The Left did not understand — it does not do so even now — that the support won through improving village life could not be diverted to industry. Farmers could not be expected to hand over their land for cash which would not last them for life.

The West Bengal government should have realised that the land acquired for industry did not come under the purview of public interest. How could the Left create something akin to a special economic zone when it had vehemently opposed the Union government’s decision to have such exclusive estates?

The reason why Indian Maoists have spread to nearly 200 districts is not because they use force but because they pay special attention to the development of the countryside where the tribals and the marginalised live. They have not made industry their priority and have apparently stayed with agrarian needs. B.D. Sharma, an eminent activist, was right when he asked the Indian president in an open letter to allow tribals their traditional life in forests, mountains and mines, which the global economy requires for development, to check the spread of Maoists.

But the communists, unlike the Maoists, have confidence in the parliamentary system. They have come to put their faith in the ballot, not the bullet. The Left in West Bengal should, however, realise that people’s participation in governance, something which the state under Jyoti Basu encouraged, has been diluted.

The administration in Kolkata appears at the beck and call of the communist leaders who throw their weight around. The Left is not so popular anymore. The reason, of course, is the lessening of liberal appeal in the glittering world of consumerism. But another reason is that communist ideology has become jaded.

True, idealism is lessening in society. But at the same time, people are more fascinated by social democracy than the system which concentrates power in a few hands. Those living in poverty, for example, are tired of the trickle-down theory which globalisation promises in terms of benefits “in due course”.

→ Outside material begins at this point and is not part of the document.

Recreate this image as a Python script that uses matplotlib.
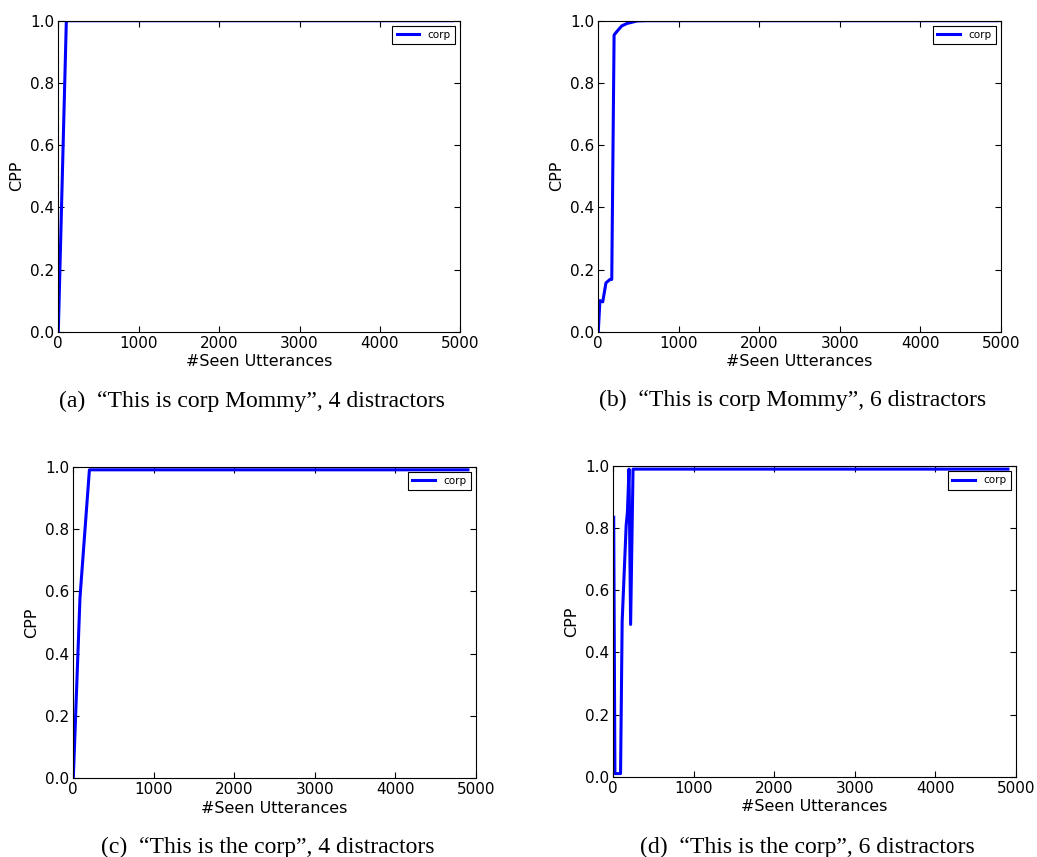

The 21st century poses different challenges. What strings different endeavours together is the fight against bigotry on the one hand and vested interests on the other. The Left should understand that this battle cannot be won until the people’s say is strengthened. Any kind of dictatorship, either of the proletariat or of others, is bound to fail. The communist ideology has to be reinterpreted.

When the West Bengal dispensation starts to reflect on the causes of its unpopularity in the state, it should consider how to build an agrarian society which can increase the output, enhance farmers’ income and bring about egalitarianism. This cannot be done through steps where the land is acquired in “public interest” to benefit a few industrialists. The communist ideology should be radiating with fresh thinking for retrieving idealism which is receding into the shadows.